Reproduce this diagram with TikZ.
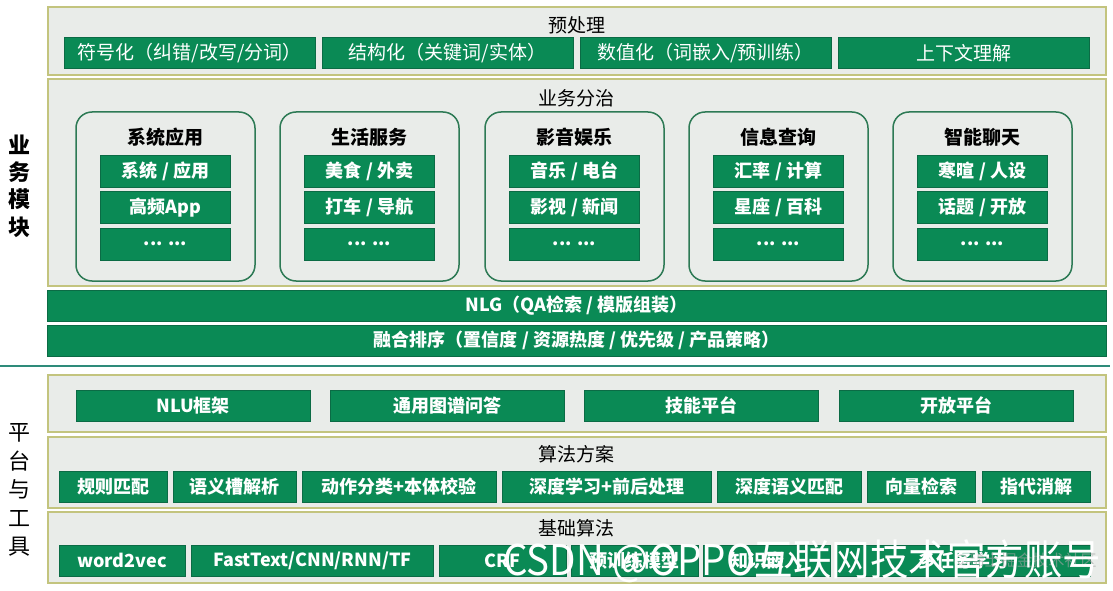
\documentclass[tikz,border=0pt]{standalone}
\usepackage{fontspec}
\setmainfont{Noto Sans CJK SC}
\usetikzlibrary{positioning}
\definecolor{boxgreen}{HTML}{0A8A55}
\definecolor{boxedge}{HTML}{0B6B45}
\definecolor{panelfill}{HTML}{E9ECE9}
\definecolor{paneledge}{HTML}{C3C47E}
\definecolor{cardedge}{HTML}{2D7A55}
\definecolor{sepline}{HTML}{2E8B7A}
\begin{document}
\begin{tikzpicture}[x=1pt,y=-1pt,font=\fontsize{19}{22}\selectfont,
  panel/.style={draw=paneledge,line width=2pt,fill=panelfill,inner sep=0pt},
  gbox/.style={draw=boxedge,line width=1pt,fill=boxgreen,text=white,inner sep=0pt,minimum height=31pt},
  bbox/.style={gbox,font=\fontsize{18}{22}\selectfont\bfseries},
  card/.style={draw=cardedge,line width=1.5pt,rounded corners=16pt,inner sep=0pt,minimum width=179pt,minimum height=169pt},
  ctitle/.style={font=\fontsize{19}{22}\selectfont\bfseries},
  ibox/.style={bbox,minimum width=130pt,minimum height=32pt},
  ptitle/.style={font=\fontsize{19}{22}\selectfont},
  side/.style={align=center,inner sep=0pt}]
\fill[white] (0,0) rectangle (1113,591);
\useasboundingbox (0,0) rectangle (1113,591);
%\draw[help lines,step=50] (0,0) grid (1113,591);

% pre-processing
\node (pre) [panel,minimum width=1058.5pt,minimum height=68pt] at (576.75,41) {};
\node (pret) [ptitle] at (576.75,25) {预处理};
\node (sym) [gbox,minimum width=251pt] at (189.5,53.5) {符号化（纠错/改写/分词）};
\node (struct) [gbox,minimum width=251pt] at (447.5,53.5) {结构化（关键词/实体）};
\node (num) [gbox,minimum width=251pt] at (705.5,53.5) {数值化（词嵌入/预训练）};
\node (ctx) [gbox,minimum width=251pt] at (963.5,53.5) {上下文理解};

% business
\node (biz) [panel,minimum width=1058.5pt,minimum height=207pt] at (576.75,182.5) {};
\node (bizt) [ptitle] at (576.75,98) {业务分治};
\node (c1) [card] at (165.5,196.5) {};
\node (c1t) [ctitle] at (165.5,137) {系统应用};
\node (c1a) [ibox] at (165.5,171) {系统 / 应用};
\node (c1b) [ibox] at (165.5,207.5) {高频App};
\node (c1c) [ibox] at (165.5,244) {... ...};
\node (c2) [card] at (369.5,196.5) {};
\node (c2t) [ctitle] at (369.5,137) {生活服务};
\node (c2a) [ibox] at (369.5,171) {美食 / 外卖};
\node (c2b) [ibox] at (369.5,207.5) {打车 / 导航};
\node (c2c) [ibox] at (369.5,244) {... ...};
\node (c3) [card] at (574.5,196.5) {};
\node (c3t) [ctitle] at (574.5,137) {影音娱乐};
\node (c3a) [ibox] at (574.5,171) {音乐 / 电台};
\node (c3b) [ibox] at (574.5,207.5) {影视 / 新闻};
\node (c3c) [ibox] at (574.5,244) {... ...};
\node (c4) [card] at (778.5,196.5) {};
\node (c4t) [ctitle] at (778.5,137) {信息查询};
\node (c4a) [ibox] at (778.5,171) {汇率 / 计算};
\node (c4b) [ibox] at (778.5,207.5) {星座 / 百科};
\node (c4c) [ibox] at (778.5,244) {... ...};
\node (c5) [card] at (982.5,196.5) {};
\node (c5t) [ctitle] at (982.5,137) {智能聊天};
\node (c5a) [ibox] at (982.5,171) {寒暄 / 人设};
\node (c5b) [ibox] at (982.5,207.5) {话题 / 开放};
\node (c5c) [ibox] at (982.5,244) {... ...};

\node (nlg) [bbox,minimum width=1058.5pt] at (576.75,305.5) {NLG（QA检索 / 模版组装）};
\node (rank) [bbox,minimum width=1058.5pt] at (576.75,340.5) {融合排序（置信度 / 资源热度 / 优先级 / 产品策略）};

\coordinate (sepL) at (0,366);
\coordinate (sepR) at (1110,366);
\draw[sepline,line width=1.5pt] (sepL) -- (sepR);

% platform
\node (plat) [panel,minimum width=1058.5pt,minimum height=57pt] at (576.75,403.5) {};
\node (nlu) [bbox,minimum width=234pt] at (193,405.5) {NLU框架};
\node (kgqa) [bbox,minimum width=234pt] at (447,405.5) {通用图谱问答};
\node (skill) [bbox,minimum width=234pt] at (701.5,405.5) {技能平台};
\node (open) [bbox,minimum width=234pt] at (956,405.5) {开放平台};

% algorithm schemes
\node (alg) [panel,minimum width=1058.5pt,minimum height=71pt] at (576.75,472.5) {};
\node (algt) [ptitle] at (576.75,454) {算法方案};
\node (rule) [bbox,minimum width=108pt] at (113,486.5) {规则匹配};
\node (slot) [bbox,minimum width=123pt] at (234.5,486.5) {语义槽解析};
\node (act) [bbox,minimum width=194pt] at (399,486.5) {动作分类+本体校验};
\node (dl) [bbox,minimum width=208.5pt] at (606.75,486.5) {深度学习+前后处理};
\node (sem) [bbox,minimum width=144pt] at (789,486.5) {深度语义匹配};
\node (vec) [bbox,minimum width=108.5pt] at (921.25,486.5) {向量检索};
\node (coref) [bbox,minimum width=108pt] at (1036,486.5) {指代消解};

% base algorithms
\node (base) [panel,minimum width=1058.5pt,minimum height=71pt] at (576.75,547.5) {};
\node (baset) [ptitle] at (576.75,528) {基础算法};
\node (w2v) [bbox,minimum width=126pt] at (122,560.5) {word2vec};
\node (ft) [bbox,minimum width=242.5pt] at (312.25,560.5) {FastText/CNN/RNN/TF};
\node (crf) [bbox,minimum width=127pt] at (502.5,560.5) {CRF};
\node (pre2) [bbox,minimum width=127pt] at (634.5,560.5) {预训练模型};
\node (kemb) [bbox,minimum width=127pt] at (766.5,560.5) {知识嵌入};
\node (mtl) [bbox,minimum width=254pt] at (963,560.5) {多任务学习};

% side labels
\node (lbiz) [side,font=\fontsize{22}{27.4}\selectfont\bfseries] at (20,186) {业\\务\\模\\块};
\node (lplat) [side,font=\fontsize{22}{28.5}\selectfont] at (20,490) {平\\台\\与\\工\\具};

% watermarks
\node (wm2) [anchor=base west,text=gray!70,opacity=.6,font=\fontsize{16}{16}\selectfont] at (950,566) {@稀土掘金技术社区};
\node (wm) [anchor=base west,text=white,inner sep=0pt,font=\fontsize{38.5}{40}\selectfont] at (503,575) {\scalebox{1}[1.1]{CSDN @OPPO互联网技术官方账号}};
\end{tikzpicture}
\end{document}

▶ Instruction
Set the lines above down again, word for word, from the first through the one containing "(ctx) [gbox,minimum width=251pt]"; pictures excluded.

▶ Output of the exercise
Reproduce this diagram with TikZ.
\documentclass[tikz,border=0pt]{standalone}
\usepackage{fontspec}
\setmainfont{Noto Sans CJK SC}
\usetikzlibrary{positioning}
\definecolor{boxgreen}{HTML}{0A8A55}
\definecolor{boxedge}{HTML}{0B6B45}
\definecolor{panelfill}{HTML}{E9ECE9}
\definecolor{paneledge}{HTML}{C3C47E}
\definecolor{cardedge}{HTML}{2D7A55}
\definecolor{sepline}{HTML}{2E8B7A}
\begin{document}
\begin{tikzpicture}[x=1pt,y=-1pt,font=\fontsize{19}{22}\selectfont,
  panel/.style={draw=paneledge,line width=2pt,fill=panelfill,inner sep=0pt},
  gbox/.style={draw=boxedge,line width=1pt,fill=boxgreen,text=white,inner sep=0pt,minimum height=31pt},
  bbox/.style={gbox,font=\fontsize{18}{22}\selectfont\bfseries},
  card/.style={draw=cardedge,line width=1.5pt,rounded corners=16pt,inner sep=0pt,minimum width=179pt,minimum height=169pt},
  ctitle/.style={font=\fontsize{19}{22}\selectfont\bfseries},
  ibox/.style={bbox,minimum width=130pt,minimum height=32pt},
  ptitle/.style={font=\fontsize{19}{22}\selectfont},
  side/.style={align=center,inner sep=0pt}]
\fill[white] (0,0) rectangle (1113,591);
\useasboundingbox (0,0) rectangle (1113,591);
%\draw[help lines,step=50] (0,0) grid (1113,591);

% pre-processing
\node (pre) [panel,minimum width=1058.5pt,minimum height=68pt] at (576.75,41) {};
\node (pret) [ptitle] at (576.75,25) {预处理};
\node (sym) [gbox,minimum width=251pt] at (189.5,53.5) {符号化（纠错/改写/分词）};
\node (struct) [gbox,minimum width=251pt] at (447.5,53.5) {结构化（关键词/实体）};
\node (num) [gbox,minimum width=251pt] at (705.5,53.5) {数值化（词嵌入/预训练）};
\node (ctx) [gbox,minimum width=251pt] at (963.5,53.5) {上下文理解};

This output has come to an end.